• [SET TASK] Using the listing below, give again exactly the lines from the line with "Recreate this image as a Python" to the line with "60216, 60216, 53268, 122748, 317284, 81060, 0]", inclusive, without the pictures.

• [DATASET ENTRIES]

○ ○ ○ ○ ○ ○ ○

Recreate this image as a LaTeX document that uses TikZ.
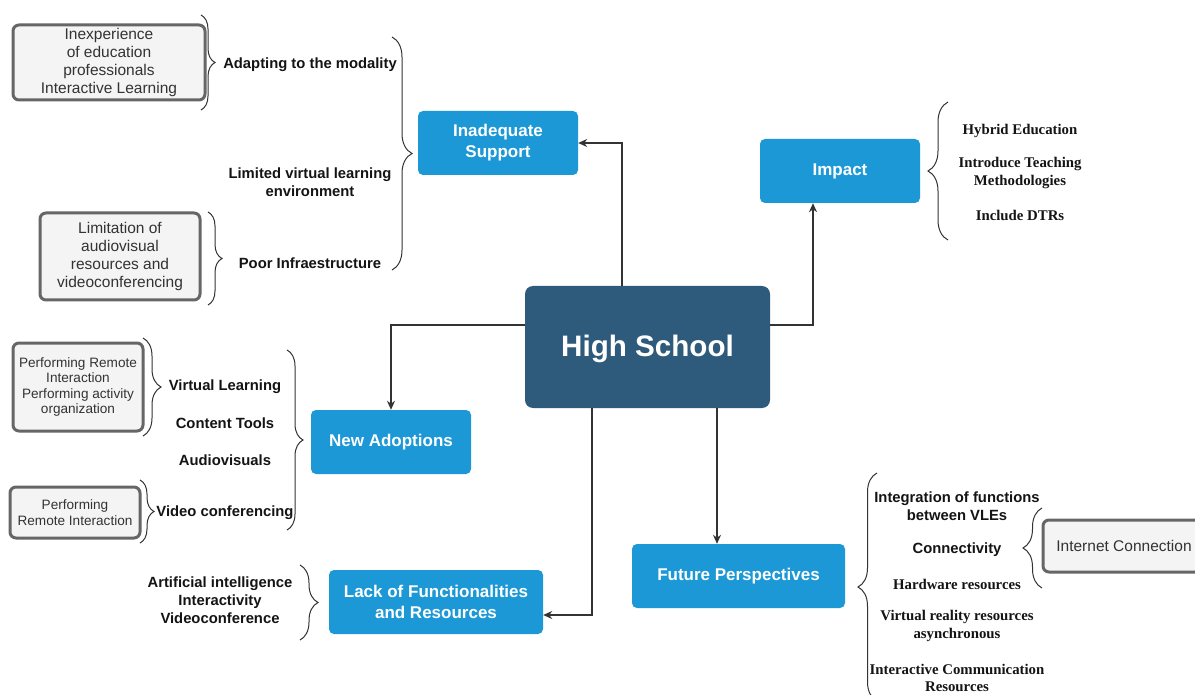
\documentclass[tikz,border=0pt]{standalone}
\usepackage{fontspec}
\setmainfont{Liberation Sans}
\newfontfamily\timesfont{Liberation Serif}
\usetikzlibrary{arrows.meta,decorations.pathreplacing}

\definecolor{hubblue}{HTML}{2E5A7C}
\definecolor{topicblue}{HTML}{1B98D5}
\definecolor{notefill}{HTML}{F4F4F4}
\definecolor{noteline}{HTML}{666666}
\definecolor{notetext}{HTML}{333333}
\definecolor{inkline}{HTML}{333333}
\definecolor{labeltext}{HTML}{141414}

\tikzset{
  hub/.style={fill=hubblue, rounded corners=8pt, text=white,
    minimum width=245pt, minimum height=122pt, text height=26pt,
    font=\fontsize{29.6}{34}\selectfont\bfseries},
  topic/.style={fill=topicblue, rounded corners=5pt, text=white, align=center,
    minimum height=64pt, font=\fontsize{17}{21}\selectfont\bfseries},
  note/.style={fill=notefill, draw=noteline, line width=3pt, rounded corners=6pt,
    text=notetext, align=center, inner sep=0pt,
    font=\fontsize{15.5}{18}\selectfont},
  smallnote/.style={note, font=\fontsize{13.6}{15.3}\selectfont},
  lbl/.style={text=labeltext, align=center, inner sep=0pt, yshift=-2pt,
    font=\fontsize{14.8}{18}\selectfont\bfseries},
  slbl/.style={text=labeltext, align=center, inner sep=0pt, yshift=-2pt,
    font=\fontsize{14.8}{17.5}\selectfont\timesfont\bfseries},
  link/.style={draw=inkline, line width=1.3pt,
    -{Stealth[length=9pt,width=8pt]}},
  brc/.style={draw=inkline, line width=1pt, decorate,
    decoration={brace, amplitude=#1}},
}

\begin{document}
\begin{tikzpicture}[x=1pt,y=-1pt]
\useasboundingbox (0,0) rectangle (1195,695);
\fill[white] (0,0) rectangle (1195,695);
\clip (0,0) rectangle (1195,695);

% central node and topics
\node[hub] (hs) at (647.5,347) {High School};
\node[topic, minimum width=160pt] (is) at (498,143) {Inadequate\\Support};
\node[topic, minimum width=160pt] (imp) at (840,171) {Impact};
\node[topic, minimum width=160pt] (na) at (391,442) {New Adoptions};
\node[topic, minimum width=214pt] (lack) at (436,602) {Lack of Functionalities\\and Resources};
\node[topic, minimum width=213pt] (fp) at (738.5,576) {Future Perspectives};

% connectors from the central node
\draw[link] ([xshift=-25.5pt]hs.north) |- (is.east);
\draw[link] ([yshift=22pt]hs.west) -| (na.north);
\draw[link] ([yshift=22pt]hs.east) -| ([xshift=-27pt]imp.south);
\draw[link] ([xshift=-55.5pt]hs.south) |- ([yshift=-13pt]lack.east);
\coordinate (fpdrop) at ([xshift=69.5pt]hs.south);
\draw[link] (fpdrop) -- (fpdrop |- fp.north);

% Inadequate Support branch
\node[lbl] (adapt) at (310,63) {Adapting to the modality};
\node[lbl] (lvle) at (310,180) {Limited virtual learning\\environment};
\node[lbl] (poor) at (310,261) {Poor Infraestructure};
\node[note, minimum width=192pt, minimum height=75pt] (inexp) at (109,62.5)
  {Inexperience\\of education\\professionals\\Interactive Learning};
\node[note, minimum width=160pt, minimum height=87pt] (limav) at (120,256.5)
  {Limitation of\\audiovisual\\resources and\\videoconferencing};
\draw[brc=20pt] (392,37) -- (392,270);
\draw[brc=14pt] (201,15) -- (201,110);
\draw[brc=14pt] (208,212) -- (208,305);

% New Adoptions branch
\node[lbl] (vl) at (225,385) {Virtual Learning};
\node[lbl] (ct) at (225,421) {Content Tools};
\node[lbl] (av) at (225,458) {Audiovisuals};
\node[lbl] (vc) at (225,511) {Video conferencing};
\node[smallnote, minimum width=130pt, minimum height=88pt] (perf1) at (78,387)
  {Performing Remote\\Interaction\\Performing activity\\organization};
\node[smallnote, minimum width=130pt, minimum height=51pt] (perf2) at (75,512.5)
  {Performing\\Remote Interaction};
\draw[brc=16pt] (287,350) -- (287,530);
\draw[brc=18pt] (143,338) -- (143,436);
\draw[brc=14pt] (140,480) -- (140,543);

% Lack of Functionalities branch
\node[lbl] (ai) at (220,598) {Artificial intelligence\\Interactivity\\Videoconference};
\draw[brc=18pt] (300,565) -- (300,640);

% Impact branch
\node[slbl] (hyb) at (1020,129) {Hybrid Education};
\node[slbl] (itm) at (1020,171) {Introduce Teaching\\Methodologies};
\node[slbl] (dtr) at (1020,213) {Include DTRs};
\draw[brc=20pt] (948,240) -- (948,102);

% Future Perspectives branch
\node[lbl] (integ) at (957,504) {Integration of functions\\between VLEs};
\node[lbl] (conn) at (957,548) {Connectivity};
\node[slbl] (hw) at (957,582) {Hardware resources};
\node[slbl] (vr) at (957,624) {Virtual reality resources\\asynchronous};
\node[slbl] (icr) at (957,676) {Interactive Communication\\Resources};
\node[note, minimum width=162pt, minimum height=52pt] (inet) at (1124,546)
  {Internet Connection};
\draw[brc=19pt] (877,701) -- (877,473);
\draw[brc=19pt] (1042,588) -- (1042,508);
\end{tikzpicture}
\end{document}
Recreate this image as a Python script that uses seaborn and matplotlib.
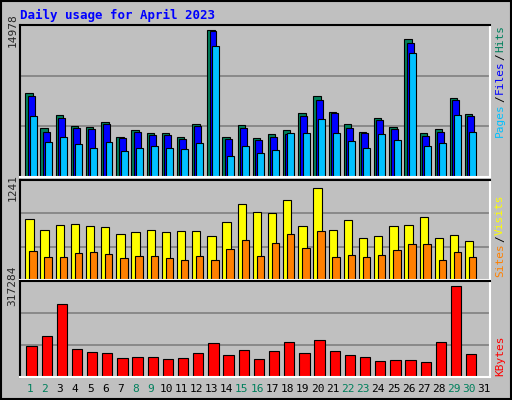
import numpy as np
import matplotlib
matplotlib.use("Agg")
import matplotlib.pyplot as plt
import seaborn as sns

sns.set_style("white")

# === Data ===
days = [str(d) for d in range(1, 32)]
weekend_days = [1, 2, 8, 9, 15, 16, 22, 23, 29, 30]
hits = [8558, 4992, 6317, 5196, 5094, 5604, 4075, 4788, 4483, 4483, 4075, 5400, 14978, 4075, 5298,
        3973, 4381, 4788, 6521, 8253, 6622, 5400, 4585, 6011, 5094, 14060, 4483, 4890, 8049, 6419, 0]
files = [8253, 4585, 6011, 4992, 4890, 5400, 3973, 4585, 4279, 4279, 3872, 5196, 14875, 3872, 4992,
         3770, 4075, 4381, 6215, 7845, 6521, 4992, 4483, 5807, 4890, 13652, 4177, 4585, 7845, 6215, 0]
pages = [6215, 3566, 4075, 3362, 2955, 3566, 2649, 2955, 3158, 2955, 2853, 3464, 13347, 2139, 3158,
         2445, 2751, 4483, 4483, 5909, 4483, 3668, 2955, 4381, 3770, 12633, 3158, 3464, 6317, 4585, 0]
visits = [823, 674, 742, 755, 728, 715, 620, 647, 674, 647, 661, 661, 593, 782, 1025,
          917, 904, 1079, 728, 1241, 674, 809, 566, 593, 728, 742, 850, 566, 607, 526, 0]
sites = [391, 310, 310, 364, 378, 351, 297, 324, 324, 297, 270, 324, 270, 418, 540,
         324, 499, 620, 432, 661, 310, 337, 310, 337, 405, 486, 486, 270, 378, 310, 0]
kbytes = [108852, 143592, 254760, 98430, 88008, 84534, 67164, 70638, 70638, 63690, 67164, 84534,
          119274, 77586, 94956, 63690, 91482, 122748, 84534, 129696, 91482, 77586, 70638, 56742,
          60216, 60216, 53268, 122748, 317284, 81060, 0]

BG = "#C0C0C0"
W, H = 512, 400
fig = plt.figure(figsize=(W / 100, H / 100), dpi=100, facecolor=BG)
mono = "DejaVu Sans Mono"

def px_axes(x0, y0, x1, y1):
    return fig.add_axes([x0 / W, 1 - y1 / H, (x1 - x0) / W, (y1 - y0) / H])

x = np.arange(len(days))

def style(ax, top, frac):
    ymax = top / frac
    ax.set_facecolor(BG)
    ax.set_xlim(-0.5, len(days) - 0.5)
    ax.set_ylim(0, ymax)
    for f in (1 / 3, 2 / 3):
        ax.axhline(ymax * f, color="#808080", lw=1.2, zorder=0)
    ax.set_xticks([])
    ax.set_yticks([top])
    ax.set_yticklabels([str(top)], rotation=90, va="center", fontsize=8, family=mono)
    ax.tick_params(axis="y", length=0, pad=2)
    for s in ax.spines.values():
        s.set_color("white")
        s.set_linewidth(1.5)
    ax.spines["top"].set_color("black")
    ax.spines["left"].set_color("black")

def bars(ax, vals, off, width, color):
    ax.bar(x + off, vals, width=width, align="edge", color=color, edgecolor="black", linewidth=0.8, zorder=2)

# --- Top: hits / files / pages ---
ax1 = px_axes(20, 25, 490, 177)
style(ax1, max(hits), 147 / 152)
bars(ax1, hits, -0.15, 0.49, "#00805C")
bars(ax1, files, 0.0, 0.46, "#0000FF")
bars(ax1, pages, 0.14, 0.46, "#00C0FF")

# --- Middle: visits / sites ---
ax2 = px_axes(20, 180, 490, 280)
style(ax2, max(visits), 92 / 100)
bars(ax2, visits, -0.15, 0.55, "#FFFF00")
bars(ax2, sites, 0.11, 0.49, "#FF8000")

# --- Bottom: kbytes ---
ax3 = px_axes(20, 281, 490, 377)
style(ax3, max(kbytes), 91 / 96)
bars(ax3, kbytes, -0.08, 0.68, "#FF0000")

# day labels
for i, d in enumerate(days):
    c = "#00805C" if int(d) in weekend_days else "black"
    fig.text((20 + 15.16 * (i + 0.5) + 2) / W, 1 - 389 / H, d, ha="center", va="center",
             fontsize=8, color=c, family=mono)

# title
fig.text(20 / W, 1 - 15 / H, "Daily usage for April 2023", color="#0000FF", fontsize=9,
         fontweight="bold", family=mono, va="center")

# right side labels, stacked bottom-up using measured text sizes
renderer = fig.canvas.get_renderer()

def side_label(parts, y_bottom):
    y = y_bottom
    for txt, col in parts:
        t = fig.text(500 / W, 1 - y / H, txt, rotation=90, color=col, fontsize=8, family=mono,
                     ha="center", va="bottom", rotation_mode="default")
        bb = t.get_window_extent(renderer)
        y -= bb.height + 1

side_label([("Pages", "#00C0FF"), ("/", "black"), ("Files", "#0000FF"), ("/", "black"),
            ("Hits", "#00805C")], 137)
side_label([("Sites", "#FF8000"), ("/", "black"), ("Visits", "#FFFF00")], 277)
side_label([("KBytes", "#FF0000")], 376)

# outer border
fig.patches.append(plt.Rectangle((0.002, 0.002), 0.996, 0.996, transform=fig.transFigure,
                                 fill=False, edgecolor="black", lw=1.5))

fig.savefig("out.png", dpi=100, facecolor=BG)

○ ○ ○ ○ ○ ○ ○

• [OUTPUT OF THE EXERCISE]
Recreate this image as a Python script that uses seaborn and matplotlib.
import numpy as np
import matplotlib
matplotlib.use("Agg")
import matplotlib.pyplot as plt
import seaborn as sns

sns.set_style("white")

# === Data ===
days = [str(d) for d in range(1, 32)]
weekend_days = [1, 2, 8, 9, 15, 16, 22, 23, 29, 30]
hits = [8558, 4992, 6317, 5196, 5094, 5604, 4075, 4788, 4483, 4483, 4075, 5400, 14978, 4075, 5298,
        3973, 4381, 4788, 6521, 8253, 6622, 5400, 4585, 6011, 5094, 14060, 4483, 4890, 8049, 6419, 0]
files = [8253, 4585, 6011, 4992, 4890, 5400, 3973, 4585, 4279, 4279, 3872, 5196, 14875, 3872, 4992,
         3770, 4075, 4381, 6215, 7845, 6521, 4992, 4483, 5807, 4890, 13652, 4177, 4585, 7845, 6215, 0]
pages = [6215, 3566, 4075, 3362, 2955, 3566, 2649, 2955, 3158, 2955, 2853, 3464, 13347, 2139, 3158,
         2445, 2751, 4483, 4483, 5909, 4483, 3668, 2955, 4381, 3770, 12633, 3158, 3464, 6317, 4585, 0]
visits = [823, 674, 742, 755, 728, 715, 620, 647, 674, 647, 661, 661, 593, 782, 1025,
          917, 904, 1079, 728, 1241, 674, 809, 566, 593, 728, 742, 850, 566, 607, 526, 0]
sites = [391, 310, 310, 364, 378, 351, 297, 324, 324, 297, 270, 324, 270, 418, 540,
         324, 499, 620, 432, 661, 310, 337, 310, 337, 405, 486, 486, 270, 378, 310, 0]
kbytes = [108852, 143592, 254760, 98430, 88008, 84534, 67164, 70638, 70638, 63690, 67164, 84534,
          119274, 77586, 94956, 63690, 91482, 122748, 84534, 129696, 91482, 77586, 70638, 56742,
          60216, 60216, 53268, 122748, 317284, 81060, 0]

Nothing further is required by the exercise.